WORK TO DO: Go through the material and pull out every line with the string "matplotlib" in it.

INFORMATION PROVIDED:
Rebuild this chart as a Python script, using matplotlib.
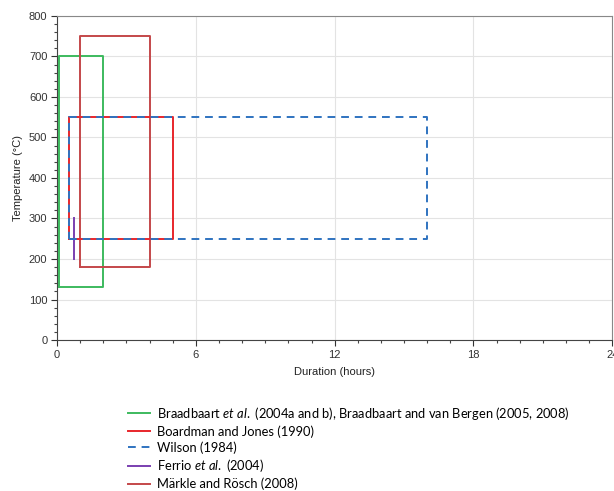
import matplotlib
matplotlib.use("Agg")
import matplotlib.pyplot as plt
from matplotlib.ticker import MultipleLocator
from matplotlib.lines import Line2D

plt.rcParams['font.family'] = ['Liberation Sans', 'DejaVu Sans']
plt.rcParams['mathtext.fontset'] = 'custom'
plt.rcParams['mathtext.rm'] = 'Lato'
plt.rcParams['mathtext.it'] = 'Lato:italic'

# Data: duration (hours) and temperature (°C) ranges per study
studies = ["Braadbaart $\\it{et\\ al.}$ (2004a and b), Braadbaart and van Bergen (2005, 2008)",
           "Boardman and Jones (1990)",
           "Wilson (1984)",
           "Ferrio $\\it{et\\ al.}$ (2004)",
           "Märkle and Rösch (2008)"]
dur_min = [0.08, 0.5, 0.5, 0.75, 1.0]
dur_max = [2.0, 5.0, 16.0, 0.75, 4.0]
temp_min = [130, 250, 250, 200, 180]
temp_max = [700, 550, 550, 300, 750]

colors = ['#3dba5e', '#e8262b', '#2f73c0', '#7a3fb0', '#c4474a']
styles = ['-', '-', (0, (4, 3)), '-', '-']
zorders = [3, 3, 5, 4, 3]

fig = plt.figure(figsize=(6.14, 4.91), dpi=100)
ax = fig.add_axes([0.093, 0.3075, 0.904, 0.66])

draw_order = [0, 4, 1, 3, 2]
for i in draw_order:
    x0, x1, y0, y1 = dur_min[i], dur_max[i], temp_min[i], temp_max[i]
    if x0 == x1:
        xs, ys = [x0, x1], [y0, y1]
    else:
        xs = [x0, x1, x1, x0, x0]
        ys = [y0, y0, y1, y1, y0]
    ax.plot(xs, ys, color=colors[i], linestyle=styles[i], lw=1.4, zorder=zorders[i])

ax.set_xlim(0, 24)
ax.set_ylim(0, 800)
ax.xaxis.set_major_locator(MultipleLocator(6))
ax.xaxis.set_minor_locator(MultipleLocator(1))
ax.yaxis.set_major_locator(MultipleLocator(100))
ax.yaxis.set_minor_locator(MultipleLocator(20))
ax.grid(True, which='major', color='#e3e3e3', lw=0.8, zorder=0)
ax.set_axisbelow(True)
for s in ax.spines.values():
    s.set_color('#888888')
    s.set_linewidth(0.8)
ax.spines['left'].set_color('#444444')
ax.spines['bottom'].set_color('#444444')
ax.tick_params(which='major', length=4, width=0.8, labelsize=8, colors='#333333', pad=3)
ax.tick_params(which='minor', length=2.5, width=0.8, colors='#444444')
ax.set_xlabel("Duration (hours)", fontsize=8, color='#222222', labelpad=5)
ax.set_ylabel("Temperature (°C)", fontsize=8, color='#222222', labelpad=4)

handles = [Line2D([0], [0], color=colors[i], linestyle=styles[i], lw=1.4) for i in range(5)]
fig.legend(handles, studies, loc='upper left', bbox_to_anchor=(0.208, 0.176),
           frameon=False, handlelength=1.7, handletextpad=0.6, labelspacing=0.27,
           borderpad=0, borderaxespad=0,
           prop={'family': 'Lato', 'size': 9.3})

fig.savefig("out.png", dpi=100)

OUTPUT FOR THIS TASK:
Rebuild this chart as a Python script, using matplotlib.
import matplotlib
matplotlib.use("Agg")
import matplotlib.pyplot as plt
from matplotlib.ticker import MultipleLocator
from matplotlib.lines import Line2D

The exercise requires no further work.